WORK INSTRUCTIONS:
Exactly the lines from the line containing "What Altair code" through the line containing "other_E = [23.1]" are to be echoed, with both included and pictures left out.

══════════════════════════════

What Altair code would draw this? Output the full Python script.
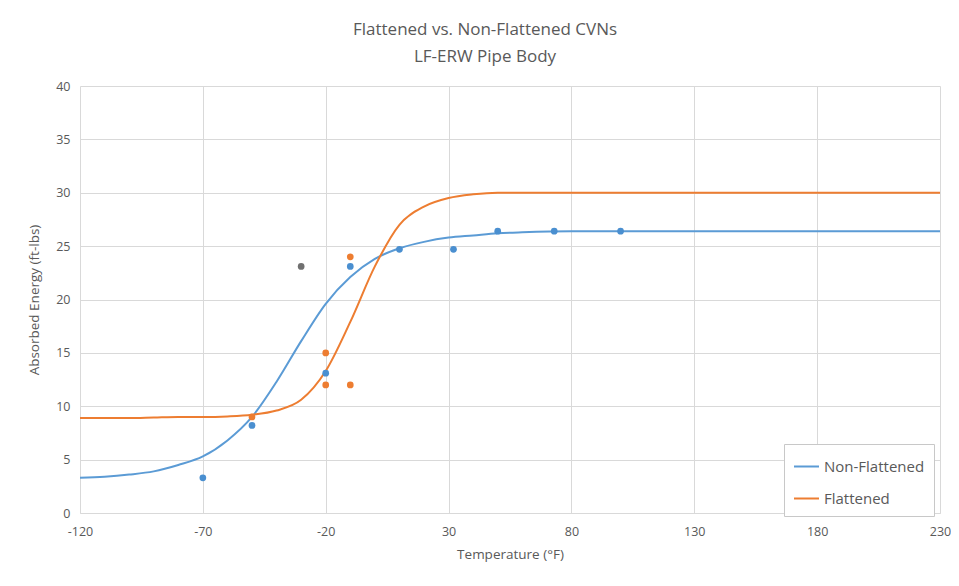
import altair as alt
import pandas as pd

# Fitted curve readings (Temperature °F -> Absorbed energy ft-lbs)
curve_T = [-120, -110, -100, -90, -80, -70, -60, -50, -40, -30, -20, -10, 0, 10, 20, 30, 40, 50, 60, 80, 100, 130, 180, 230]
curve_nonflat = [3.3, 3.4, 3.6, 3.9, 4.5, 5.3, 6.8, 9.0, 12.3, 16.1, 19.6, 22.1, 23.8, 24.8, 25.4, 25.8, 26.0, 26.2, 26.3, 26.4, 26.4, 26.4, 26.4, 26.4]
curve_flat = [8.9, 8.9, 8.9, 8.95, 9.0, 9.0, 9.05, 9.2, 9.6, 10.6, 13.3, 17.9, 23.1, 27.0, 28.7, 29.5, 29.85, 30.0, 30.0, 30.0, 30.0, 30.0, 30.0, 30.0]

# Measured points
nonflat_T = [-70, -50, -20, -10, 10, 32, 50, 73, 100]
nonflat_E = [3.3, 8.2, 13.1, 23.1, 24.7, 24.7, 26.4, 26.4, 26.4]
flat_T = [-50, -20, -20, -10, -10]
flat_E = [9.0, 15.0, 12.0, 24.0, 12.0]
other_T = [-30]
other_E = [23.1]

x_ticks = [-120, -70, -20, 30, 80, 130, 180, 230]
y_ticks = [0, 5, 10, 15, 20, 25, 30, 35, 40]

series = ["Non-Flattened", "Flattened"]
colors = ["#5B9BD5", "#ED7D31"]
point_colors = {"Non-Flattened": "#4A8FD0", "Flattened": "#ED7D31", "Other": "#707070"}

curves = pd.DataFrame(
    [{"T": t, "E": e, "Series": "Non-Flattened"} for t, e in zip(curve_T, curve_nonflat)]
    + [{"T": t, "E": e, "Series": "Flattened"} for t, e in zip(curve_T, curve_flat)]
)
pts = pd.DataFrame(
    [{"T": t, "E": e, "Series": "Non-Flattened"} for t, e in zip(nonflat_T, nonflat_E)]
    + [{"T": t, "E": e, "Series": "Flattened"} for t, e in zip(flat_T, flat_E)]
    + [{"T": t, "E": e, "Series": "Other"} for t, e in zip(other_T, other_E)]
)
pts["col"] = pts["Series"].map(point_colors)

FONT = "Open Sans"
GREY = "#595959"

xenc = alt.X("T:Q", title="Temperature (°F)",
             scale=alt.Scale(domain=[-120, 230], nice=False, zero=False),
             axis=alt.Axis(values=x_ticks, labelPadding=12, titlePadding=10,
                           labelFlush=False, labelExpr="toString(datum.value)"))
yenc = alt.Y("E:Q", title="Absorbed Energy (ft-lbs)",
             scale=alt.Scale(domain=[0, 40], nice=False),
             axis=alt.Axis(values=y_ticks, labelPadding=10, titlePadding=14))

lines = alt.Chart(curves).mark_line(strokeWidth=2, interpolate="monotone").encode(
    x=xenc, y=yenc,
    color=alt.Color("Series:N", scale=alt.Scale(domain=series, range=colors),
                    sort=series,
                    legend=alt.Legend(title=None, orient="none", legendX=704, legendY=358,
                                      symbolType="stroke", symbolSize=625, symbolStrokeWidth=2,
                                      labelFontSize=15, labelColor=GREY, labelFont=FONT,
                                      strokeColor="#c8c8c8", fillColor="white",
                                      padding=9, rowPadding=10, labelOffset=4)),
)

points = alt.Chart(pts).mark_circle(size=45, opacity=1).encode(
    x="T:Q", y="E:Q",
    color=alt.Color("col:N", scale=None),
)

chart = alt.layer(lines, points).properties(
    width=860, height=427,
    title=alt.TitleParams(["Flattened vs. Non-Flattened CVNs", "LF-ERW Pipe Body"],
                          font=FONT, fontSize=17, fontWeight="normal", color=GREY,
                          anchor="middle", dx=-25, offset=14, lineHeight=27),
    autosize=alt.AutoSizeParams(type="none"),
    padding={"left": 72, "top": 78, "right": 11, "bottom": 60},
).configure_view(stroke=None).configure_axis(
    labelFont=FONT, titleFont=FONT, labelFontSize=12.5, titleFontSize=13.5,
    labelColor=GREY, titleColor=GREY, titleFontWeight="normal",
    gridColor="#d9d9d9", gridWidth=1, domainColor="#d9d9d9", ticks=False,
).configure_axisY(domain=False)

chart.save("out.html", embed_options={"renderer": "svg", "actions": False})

══════════════════════════════

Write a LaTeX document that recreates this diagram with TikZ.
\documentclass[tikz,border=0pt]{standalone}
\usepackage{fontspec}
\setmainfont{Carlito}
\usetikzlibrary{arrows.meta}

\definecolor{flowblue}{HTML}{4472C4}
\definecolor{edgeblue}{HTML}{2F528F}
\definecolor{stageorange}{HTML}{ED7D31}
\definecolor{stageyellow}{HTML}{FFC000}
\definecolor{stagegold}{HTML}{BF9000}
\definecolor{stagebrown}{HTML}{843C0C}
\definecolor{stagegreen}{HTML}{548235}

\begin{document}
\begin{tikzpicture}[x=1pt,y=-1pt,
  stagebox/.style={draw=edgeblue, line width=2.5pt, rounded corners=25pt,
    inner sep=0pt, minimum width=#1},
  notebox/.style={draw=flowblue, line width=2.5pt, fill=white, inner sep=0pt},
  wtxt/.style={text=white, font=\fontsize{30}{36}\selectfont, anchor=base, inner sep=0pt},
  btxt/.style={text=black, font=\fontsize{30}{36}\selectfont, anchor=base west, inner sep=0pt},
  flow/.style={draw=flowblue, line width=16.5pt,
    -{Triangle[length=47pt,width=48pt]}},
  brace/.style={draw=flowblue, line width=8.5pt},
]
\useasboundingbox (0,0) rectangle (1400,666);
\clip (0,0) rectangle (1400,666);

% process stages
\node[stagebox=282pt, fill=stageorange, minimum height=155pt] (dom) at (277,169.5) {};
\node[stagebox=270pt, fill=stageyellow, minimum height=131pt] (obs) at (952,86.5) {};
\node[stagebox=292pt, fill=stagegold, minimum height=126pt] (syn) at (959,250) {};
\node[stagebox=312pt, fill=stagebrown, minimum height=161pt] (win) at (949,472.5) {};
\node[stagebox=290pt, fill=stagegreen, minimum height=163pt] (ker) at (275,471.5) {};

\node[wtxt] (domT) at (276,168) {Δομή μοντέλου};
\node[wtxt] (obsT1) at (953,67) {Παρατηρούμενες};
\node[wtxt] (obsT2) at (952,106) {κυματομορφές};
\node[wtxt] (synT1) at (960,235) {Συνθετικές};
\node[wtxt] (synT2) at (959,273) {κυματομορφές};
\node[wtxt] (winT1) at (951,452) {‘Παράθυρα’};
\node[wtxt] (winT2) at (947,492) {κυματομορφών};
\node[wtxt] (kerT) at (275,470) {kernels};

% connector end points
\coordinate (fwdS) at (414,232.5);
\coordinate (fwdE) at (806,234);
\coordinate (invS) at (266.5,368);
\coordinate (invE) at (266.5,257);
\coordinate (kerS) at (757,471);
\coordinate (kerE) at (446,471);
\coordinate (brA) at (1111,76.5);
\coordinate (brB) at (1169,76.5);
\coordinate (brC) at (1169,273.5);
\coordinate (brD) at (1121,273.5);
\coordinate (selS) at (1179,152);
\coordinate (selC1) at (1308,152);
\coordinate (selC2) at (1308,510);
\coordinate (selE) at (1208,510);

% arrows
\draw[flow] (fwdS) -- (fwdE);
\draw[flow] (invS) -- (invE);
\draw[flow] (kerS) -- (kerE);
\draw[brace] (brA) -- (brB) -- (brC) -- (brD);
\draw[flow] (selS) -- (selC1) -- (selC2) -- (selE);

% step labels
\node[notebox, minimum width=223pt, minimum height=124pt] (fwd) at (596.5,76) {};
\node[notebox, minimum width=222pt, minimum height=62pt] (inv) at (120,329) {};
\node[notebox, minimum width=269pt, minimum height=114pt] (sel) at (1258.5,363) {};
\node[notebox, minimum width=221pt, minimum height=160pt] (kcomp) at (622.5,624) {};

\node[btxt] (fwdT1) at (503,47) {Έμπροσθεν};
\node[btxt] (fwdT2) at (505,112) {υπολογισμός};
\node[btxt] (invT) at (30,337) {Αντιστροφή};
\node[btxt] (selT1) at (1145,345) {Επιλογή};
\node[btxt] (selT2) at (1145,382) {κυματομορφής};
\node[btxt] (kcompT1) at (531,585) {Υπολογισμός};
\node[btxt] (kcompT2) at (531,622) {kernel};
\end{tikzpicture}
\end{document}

══════════════════════════════

WRITTEN ANSWER:
What Altair code would draw this? Output the full Python script.
import altair as alt
import pandas as pd

# Fitted curve readings (Temperature °F -> Absorbed energy ft-lbs)
curve_T = [-120, -110, -100, -90, -80, -70, -60, -50, -40, -30, -20, -10, 0, 10, 20, 30, 40, 50, 60, 80, 100, 130, 180, 230]
curve_nonflat = [3.3, 3.4, 3.6, 3.9, 4.5, 5.3, 6.8, 9.0, 12.3, 16.1, 19.6, 22.1, 23.8, 24.8, 25.4, 25.8, 26.0, 26.2, 26.3, 26.4, 26.4, 26.4, 26.4, 26.4]
curve_flat = [8.9, 8.9, 8.9, 8.95, 9.0, 9.0, 9.05, 9.2, 9.6, 10.6, 13.3, 17.9, 23.1, 27.0, 28.7, 29.5, 29.85, 30.0, 30.0, 30.0, 30.0, 30.0, 30.0, 30.0]

# Measured points
nonflat_T = [-70, -50, -20, -10, 10, 32, 50, 73, 100]
nonflat_E = [3.3, 8.2, 13.1, 23.1, 24.7, 24.7, 26.4, 26.4, 26.4]
flat_T = [-50, -20, -20, -10, -10]
flat_E = [9.0, 15.0, 12.0, 24.0, 12.0]
other_T = [-30]
other_E = [23.1]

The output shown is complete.